▶ Problem to work on
Tally the lines in these records that hold the string "this", and reply with the number alone.

▶ Provided records

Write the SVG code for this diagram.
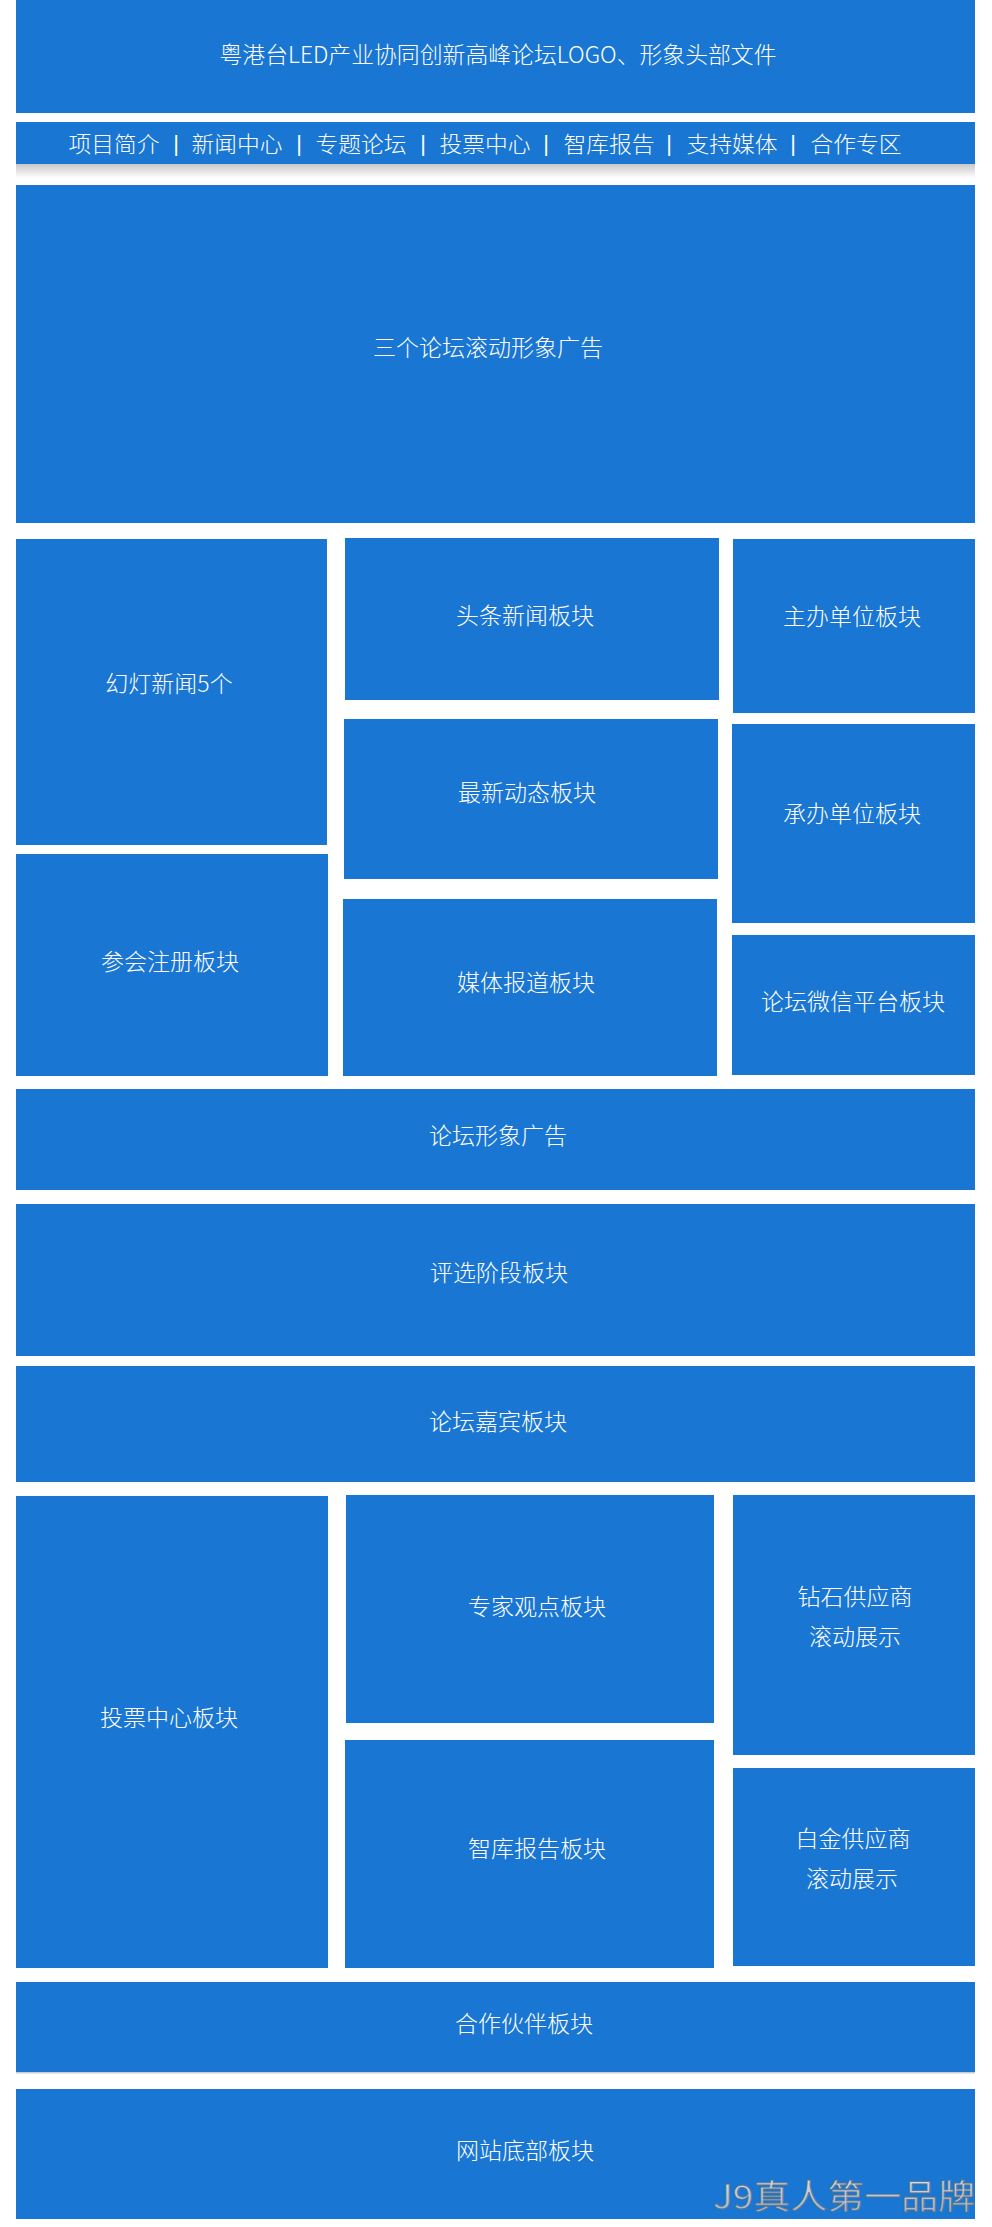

--

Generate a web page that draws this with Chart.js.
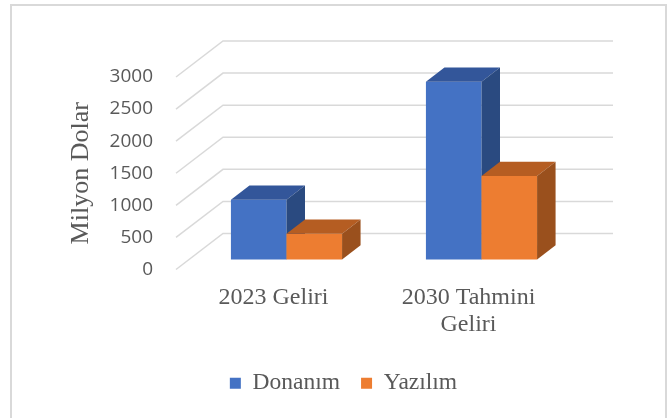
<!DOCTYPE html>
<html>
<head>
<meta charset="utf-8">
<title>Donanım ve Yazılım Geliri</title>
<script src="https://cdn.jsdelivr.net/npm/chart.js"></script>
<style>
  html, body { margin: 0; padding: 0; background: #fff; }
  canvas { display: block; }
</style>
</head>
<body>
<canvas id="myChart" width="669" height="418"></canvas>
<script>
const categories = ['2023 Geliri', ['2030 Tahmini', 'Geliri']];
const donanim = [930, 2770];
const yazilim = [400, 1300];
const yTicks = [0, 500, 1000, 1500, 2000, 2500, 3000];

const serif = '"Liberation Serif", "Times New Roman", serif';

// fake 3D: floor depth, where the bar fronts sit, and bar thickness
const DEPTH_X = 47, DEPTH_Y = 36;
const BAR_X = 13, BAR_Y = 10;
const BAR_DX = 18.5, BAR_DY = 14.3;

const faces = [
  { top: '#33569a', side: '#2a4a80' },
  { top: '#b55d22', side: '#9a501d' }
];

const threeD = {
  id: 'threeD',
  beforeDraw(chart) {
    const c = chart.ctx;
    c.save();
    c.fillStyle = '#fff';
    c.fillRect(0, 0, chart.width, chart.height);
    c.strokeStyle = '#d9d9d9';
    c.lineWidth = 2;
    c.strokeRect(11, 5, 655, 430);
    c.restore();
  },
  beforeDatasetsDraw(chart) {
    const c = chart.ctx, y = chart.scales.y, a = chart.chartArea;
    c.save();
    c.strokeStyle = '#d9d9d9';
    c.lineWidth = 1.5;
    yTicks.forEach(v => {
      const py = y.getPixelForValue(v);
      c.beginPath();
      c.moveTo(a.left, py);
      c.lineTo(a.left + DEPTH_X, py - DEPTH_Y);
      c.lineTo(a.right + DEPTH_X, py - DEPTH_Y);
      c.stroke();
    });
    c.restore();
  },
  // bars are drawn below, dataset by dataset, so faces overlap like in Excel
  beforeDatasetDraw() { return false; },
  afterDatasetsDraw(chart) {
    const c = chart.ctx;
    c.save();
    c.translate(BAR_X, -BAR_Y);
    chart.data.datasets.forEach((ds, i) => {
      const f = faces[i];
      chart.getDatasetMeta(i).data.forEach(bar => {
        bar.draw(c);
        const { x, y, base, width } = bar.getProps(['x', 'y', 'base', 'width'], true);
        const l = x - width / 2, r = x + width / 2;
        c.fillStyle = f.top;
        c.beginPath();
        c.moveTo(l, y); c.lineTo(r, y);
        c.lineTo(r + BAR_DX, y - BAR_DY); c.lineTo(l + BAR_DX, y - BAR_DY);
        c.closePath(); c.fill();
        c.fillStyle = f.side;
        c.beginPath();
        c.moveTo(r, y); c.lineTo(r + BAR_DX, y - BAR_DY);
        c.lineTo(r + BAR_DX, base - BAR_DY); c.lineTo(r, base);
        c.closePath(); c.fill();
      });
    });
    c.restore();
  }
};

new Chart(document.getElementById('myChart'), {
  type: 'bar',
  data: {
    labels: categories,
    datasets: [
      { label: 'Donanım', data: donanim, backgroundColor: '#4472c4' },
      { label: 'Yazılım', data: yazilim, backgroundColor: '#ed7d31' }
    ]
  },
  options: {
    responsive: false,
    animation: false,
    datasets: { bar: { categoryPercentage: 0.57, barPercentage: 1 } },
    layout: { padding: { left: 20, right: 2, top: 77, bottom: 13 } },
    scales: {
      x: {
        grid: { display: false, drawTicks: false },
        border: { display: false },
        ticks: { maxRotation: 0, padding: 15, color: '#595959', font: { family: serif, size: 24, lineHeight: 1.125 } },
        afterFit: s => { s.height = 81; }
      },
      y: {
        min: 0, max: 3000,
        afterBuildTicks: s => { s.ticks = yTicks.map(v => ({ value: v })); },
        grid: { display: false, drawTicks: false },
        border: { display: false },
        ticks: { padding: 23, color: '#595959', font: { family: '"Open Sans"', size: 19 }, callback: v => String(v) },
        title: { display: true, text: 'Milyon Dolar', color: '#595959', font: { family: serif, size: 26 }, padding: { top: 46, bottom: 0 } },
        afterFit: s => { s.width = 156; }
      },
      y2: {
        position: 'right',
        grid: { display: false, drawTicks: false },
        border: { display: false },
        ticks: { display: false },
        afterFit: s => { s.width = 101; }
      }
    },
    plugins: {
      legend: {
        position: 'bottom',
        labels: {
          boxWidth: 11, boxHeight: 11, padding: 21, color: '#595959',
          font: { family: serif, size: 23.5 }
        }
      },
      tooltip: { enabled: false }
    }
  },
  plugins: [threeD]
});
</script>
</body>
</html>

==

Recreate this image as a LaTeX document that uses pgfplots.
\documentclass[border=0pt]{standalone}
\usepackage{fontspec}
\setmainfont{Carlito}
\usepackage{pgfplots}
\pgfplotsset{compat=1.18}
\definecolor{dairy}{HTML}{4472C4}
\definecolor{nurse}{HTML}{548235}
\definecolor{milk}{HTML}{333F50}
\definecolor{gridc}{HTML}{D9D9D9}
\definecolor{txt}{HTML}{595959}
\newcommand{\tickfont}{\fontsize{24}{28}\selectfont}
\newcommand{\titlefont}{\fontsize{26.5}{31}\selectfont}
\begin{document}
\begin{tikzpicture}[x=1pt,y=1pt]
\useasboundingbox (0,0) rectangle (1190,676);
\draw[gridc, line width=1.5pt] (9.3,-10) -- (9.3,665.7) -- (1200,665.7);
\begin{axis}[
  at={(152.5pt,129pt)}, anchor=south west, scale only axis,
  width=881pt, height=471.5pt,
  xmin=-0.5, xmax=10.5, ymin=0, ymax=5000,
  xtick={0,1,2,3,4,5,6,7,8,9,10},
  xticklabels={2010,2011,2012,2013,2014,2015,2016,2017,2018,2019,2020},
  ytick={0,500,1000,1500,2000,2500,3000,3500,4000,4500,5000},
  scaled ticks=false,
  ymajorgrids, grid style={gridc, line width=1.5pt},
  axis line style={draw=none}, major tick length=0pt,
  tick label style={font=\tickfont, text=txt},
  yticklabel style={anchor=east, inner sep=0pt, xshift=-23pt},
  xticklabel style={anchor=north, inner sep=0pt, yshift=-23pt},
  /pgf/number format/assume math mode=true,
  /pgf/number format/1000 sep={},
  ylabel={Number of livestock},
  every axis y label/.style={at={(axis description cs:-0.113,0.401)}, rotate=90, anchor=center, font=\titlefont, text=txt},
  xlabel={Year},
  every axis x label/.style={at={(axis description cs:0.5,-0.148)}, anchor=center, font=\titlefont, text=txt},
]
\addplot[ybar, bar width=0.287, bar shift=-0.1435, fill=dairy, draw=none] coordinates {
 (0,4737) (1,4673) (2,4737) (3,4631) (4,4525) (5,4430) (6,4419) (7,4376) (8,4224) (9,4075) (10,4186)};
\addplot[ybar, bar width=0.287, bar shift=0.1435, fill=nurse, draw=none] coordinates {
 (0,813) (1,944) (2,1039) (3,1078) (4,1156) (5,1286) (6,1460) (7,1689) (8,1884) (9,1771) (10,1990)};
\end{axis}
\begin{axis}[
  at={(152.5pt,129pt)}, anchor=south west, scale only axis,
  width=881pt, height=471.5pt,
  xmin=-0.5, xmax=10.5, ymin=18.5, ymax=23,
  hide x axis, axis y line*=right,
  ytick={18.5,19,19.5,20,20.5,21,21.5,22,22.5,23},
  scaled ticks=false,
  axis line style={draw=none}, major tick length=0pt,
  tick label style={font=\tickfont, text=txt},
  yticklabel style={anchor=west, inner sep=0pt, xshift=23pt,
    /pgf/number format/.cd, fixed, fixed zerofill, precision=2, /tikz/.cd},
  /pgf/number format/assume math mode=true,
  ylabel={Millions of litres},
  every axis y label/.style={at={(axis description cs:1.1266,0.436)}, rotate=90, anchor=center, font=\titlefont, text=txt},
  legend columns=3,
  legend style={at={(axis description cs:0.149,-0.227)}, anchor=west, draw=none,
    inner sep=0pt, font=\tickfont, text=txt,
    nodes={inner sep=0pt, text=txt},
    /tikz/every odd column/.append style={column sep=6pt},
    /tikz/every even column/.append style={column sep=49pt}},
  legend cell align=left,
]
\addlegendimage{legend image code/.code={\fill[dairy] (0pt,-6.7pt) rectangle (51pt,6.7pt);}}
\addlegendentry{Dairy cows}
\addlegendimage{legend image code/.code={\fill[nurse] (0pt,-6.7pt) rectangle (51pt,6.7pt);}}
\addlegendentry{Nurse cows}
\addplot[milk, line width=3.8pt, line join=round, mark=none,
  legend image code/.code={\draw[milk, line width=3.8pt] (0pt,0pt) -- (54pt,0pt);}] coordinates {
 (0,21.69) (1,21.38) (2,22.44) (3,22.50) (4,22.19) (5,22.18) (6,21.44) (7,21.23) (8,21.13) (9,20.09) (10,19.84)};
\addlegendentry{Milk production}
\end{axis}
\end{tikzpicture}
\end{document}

▶ Exercise output
3